Queensland has a long and proud history of littering Australian politics with the kind of people who make you question the sanity of the entire state. From Bob Katter to Pauline Hanson, if someone’s going to lower the bar for political discourse, they’re likely to rise from Queensland soil. Of the latest generation of Queenslanders proudly trolling their way into prominence, none holds more potential than the LNP senator Matt Canavan. When he isn’t rubbing coaldust on his face like a crazed Al Pacino at the end of Scarface, Canavan is saying things like, “We have a situation now where almost all residents of aged care are vaccinated, a large portion of older Australians have one dose, we aren’t seeing the same fatality rates overseas with this Delta variant … so why are we locking down now?”
This is remarkably inaccurate, given that almost all residents of aged care are not yet vaccinated, a large portion of older Australian’s don’t have one dose, and fatality rates from the Delta variant are horrifying.
Canavan is also against the Great Barrier Reef Foundation receiving JobKeeper payments, yet managed to stay strangely quiet on 75 of 299 ASX 300-listed entities receiving $2.5 billion in JobKeeper payments.
This week, he appeared on Steve Bannon’s podcast, War Room: Pandemic.
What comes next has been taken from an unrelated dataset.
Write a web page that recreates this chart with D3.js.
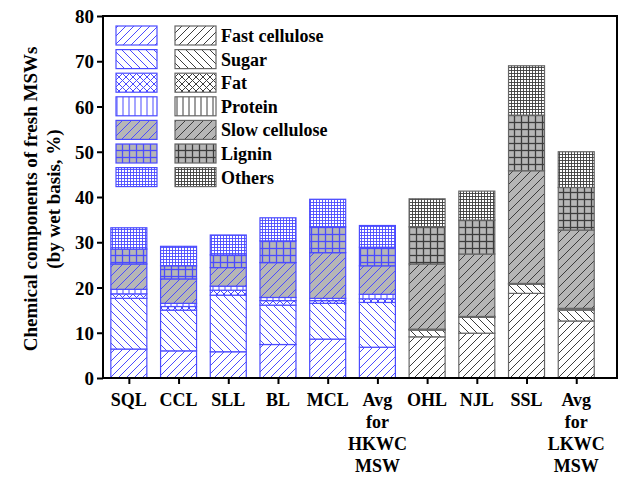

Bannon, who was last seen posing for a picture with ABC’s Sarah Ferguson, is the co-founder of Breitbart News, a far-right website. He’s also been credited as one of the architects of Trump’s Make America Great Again movement, and was arrested and charged with conspiracy to commit fraud and money laundering. He was never prosecuted, however, as Donald Trump pardoned him before his trial. Bannon has also, notoriously, suggested that the chief medical adviser to the United States president, Anthony Fauci, should be beheaded.
Canavan’s guest spot on Bannon’s podcast was right after another guest who unquestioningly pushed the idea that Covid-19 wasn’t real, that the vaccines weren’t effective and that Covid-19 stands for “Certificate of Vaccinations ID-AI” (the numbers 1 and 9 correspond with A and I in the alphabet).
Bannon transitioned smoothly from that to introduce Matt Canavan, whose name he could not correctly pronounce no matter how many times he tried. The Queensland senator then claimed he’d been working to uncover a conspiracy that shows the CSIRO is training scientists working in a Wuhan lab that is believed to be behind Covid-19.
He then called scientists “Humpty Dumpty” and “like jello”, and said they were guilty of making “words mean what they want them to mean”. Which is exactly what Matt Canavan sounds like he’s doing in the unintelligible points he makes.
No word yet on whether he rubbed coaldust on his face before appearing on the podcast.